## Objective
Skipping all pictures, set down the lines of the listing from the first through the one with "import * as".

========

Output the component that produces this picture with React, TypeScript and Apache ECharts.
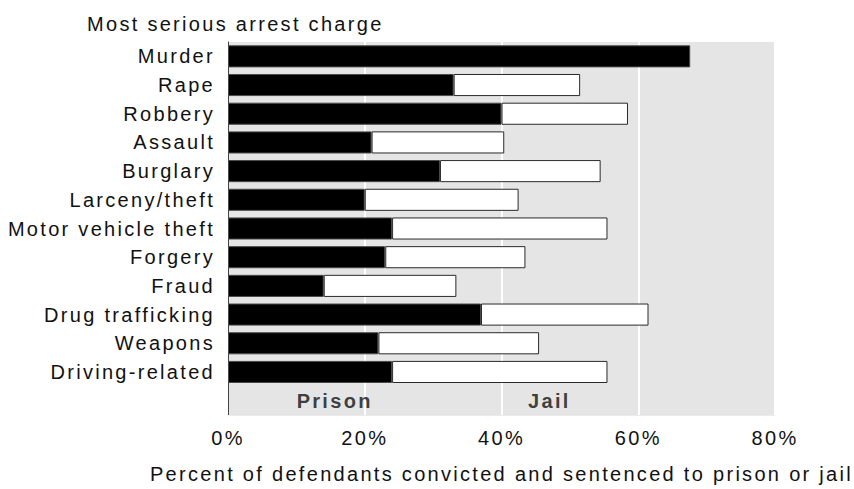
import React, { useEffect, useRef } from "react";
import * as echarts from "echarts";

const categories = [
  "Murder",
  "Rape",
  "Robbery",
  "Assault",
  "Burglary",
  "Larceny/theft",
  "Motor vehicle theft",
  "Forgery",
  "Fraud",
  "Drug trafficking",
  "Weapons",
  "Driving-related",
  "",
];
const prisonValues = [67.6, 33.0, 40.0, 21.0, 31.0, 20.0, 24.0, 23.0, 14.0, 37.0, 22.0, 24.0];
const jailValues = [0, 18.5, 18.5, 19.4, 23.5, 22.5, 31.5, 20.5, 19.4, 24.5, 23.5, 31.5];
const xTicks = [0, 20, 40, 60, 80];
const bandLabels = ["Prison", "Jail"];
const bandLabelX = [15.6, 47.0];

const FONT = "'Liberation Sans', Arial, Helvetica, sans-serif";

export default function App() {
  const ref = useRef<HTMLDivElement>(null);
  useEffect(() => {
    if (!ref.current) return;
    const chart = echarts.init(ref.current, null, { renderer: "svg" });
    const labelRow = categories.length - 1;
    chart.setOption({
      animation: false,
      textStyle: { fontFamily: FONT },
      title: {
        text: "Most serious arrest charge",
        left: 82,
        top: 9,
        textStyle: { fontFamily: FONT, fontSize: 20, fontWeight: "normal", color: "#111" },
      },
      grid: {
        left: 228,
        right: 79,
        top: 42,
        bottom: 68,
        show: true,
        backgroundColor: "#e5e5e5",
        borderWidth: 0,
      },
      xAxis: {
        type: "value",
        min: xTicks[0],
        max: xTicks[xTicks.length - 1],
        interval: 20,
        axisLine: { show: true, lineStyle: { color: "#ececec", width: 1 } },
        axisTick: { show: false },
        splitLine: { show: true, lineStyle: { color: "#ffffff", width: 2 } },
        axisLabel: {
          formatter: "{value}%",
          fontFamily: FONT,
          fontSize: 20,
          color: "#111",
          margin: 13,
        },
        name: "Percent of defendants convicted and sentenced to prison or jail",
        nameLocation: "middle",
        nameGap: 49,
        nameTextStyle: { fontFamily: FONT, fontSize: 20, color: "#111" },
      },
      yAxis: {
        type: "category",
        data: categories,
        inverse: true,
        axisLine: { show: true, lineStyle: { color: "#444", width: 1 } },
        axisTick: { show: false },
        splitLine: { show: false },
        axisLabel: {
          fontFamily: FONT,
          fontSize: 20,
          color: "#111",
          margin: 13,
          padding: [0, 0, 9, 0],
        },
      },
      series: [
        {
          type: "bar",
          name: "Prison",
          stack: "total",
          barCategoryGap: "23%",
          data: prisonValues,
          itemStyle: { color: "#000", borderColor: "#4a4a4a", borderWidth: 1 },
        },
        {
          type: "bar",
          name: "Jail",
          stack: "total",
          barCategoryGap: "23%",
          data: jailValues.map((v) => (v === 0 ? "-" : v)),
          itemStyle: { color: "#fff", borderColor: "#2a2a2a", borderWidth: 1 },
        },
        {
          type: "scatter",
          symbolSize: 0,
          silent: true,
          data: bandLabels.map((name, i) => ({ name, value: [bandLabelX[i], labelRow] })),
          label: {
            show: true,
            position: "inside",
            formatter: (p: any) => p.name,
            fontFamily: FONT,
            fontSize: 20,
            fontWeight: "bold",
            color: "#111",
          },
        },
      ],
    });
    return () => chart.dispose();
  }, []);
  return (
    <>
      <style>{"#chart text{letter-spacing:2.3px}"}</style>
      <div
        id="chart"
        ref={ref}
        style={{ position: "absolute", left: 0, top: 0, width: 854, height: 489 }}
      />
    </>
  );
}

========

## Problem solution
Output the component that produces this picture with React, TypeScript and Apache ECharts.
import React, { useEffect, useRef } from "react";
import * as echarts from "echarts";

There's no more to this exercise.